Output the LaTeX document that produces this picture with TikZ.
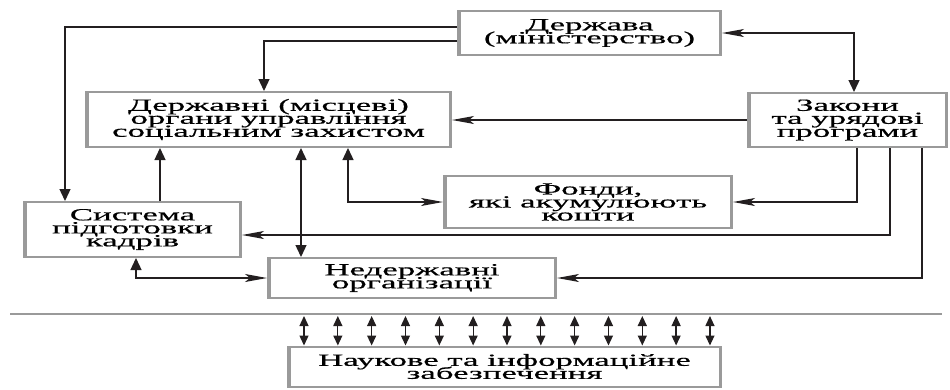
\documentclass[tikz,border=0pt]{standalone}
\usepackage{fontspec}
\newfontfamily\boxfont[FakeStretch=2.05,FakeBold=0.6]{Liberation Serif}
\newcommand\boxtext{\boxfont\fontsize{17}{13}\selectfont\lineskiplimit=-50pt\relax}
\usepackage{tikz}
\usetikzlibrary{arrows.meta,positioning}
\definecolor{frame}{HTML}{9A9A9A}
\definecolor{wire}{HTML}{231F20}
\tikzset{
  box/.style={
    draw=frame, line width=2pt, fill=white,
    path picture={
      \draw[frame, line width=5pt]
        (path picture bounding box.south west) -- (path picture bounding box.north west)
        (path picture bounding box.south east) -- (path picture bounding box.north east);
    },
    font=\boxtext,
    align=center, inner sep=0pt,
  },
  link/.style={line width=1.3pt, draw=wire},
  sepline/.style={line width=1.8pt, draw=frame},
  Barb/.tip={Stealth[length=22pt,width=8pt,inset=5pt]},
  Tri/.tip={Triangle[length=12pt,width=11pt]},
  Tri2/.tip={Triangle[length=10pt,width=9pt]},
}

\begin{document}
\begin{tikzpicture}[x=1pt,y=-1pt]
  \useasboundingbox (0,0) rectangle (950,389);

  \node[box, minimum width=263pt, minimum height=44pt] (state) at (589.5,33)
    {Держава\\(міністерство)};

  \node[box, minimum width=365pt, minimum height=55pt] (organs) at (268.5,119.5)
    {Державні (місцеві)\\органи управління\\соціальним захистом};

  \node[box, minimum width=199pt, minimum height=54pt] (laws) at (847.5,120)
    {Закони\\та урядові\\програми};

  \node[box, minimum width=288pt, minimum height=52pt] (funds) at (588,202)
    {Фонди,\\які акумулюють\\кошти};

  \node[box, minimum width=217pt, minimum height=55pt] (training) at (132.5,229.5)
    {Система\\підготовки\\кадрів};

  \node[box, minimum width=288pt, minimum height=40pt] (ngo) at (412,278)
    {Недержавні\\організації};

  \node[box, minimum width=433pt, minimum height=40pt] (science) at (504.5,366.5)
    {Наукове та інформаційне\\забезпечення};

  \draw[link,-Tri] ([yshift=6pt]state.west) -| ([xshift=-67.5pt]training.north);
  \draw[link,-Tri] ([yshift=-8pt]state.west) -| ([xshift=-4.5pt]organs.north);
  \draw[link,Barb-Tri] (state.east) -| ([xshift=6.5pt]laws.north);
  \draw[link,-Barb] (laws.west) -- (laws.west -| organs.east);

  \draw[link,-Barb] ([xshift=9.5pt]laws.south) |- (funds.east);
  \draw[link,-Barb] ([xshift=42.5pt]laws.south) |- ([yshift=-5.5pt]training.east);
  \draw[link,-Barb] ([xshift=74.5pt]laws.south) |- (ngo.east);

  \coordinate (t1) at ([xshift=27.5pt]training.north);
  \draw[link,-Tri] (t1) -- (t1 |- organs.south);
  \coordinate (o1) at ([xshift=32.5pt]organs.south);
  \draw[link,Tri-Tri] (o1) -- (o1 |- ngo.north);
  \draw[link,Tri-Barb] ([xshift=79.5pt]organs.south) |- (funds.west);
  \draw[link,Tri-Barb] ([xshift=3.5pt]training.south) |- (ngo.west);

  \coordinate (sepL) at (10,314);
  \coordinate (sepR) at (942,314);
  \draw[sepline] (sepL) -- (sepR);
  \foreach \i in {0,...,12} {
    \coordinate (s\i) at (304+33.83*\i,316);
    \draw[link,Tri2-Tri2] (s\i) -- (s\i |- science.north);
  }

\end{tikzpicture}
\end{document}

◇ ◇ ◇ ◇

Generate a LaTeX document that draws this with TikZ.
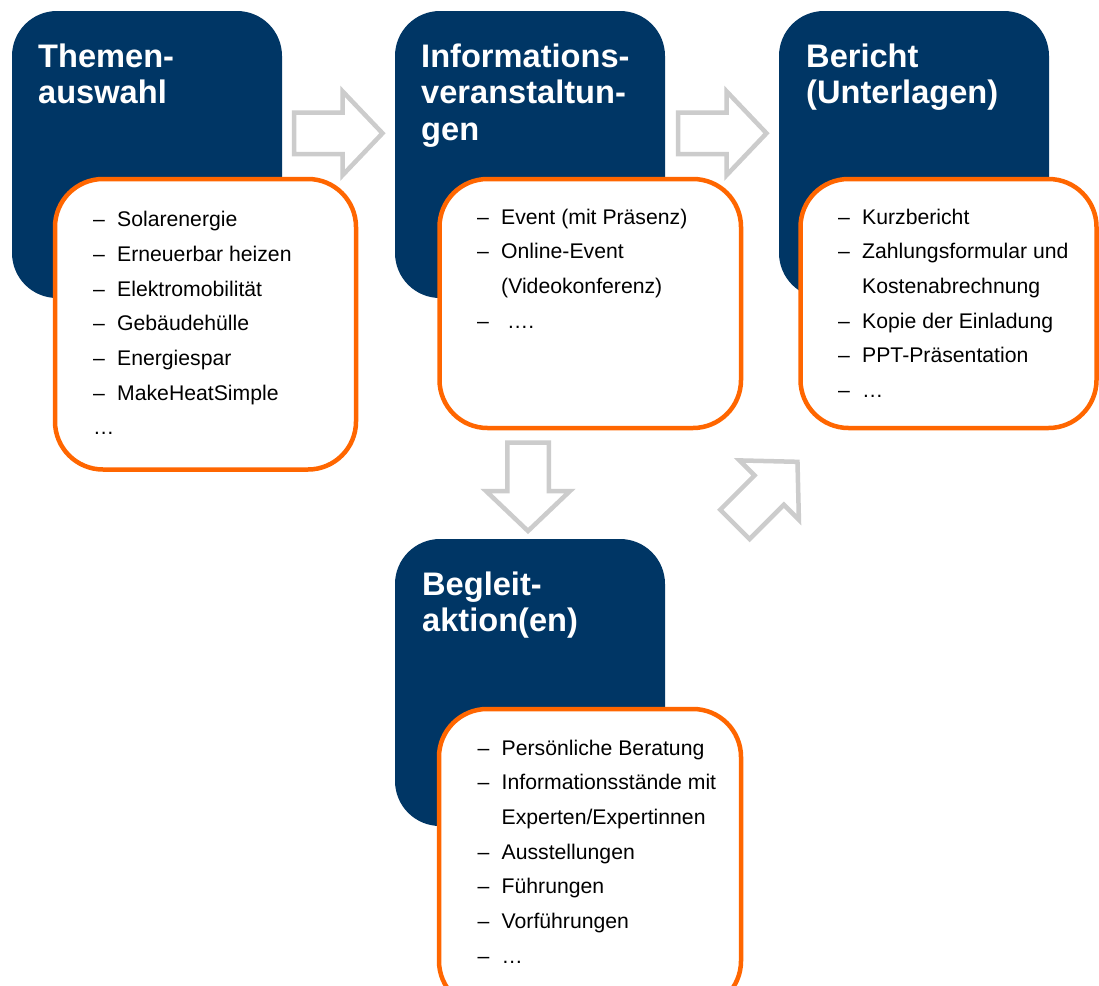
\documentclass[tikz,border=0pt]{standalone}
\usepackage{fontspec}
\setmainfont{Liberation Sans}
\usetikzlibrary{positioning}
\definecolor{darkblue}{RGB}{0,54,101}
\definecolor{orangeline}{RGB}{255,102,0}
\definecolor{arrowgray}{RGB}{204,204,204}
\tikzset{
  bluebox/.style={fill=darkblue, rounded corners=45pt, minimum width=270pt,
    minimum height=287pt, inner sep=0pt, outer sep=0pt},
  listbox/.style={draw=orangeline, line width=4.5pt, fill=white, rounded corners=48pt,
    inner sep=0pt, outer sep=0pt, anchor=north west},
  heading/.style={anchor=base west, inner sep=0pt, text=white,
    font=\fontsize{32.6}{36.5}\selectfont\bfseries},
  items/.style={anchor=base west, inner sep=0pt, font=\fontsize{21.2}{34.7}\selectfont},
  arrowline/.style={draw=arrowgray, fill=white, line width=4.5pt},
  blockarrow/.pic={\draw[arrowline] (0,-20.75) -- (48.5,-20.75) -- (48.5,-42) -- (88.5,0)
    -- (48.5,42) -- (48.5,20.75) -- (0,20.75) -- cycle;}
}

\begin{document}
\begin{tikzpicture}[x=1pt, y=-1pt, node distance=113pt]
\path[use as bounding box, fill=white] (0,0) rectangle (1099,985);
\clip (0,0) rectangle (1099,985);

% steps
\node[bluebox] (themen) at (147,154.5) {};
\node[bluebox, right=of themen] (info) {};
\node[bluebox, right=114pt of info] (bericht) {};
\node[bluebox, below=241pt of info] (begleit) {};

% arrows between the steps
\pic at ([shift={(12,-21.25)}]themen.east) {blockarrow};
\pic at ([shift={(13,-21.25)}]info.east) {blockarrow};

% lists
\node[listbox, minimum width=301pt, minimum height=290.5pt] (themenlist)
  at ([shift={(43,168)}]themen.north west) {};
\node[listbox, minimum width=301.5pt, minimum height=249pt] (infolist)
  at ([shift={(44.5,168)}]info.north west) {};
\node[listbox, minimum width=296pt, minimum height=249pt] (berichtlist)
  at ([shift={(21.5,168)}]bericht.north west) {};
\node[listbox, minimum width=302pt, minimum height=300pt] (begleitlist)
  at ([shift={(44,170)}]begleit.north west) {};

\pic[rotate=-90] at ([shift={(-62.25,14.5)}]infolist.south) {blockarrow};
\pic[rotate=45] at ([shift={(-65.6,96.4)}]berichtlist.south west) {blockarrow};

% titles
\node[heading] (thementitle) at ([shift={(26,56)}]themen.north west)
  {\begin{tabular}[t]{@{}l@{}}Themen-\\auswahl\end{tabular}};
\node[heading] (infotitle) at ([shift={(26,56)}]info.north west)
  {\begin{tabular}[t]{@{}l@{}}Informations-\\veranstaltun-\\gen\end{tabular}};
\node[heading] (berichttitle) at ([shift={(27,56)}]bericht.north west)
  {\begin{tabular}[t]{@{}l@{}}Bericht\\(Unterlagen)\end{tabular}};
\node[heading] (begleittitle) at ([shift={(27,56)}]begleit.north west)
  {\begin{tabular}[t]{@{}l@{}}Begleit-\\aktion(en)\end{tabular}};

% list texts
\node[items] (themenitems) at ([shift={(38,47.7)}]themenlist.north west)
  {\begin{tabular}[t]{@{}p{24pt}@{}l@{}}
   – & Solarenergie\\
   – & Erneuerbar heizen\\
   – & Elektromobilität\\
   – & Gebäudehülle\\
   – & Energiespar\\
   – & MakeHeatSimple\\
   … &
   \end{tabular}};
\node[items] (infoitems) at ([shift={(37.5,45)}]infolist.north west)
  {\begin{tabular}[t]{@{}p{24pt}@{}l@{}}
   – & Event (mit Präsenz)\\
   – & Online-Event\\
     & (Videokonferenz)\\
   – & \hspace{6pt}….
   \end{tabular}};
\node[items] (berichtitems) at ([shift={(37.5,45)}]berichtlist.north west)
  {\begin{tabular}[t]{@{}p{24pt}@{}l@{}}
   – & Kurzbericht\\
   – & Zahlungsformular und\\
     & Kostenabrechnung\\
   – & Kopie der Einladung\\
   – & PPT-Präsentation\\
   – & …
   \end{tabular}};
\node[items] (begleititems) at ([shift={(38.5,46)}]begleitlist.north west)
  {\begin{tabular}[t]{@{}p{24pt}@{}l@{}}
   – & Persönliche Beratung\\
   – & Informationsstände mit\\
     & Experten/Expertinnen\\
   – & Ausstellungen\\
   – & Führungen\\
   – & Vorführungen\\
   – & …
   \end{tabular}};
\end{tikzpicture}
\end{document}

◇ ◇ ◇ ◇

Exercise: Gather all lines where the word "that" appears.

Expected output:
Output the LaTeX document that produces this picture with TikZ.
Generate a LaTeX document that draws this with TikZ.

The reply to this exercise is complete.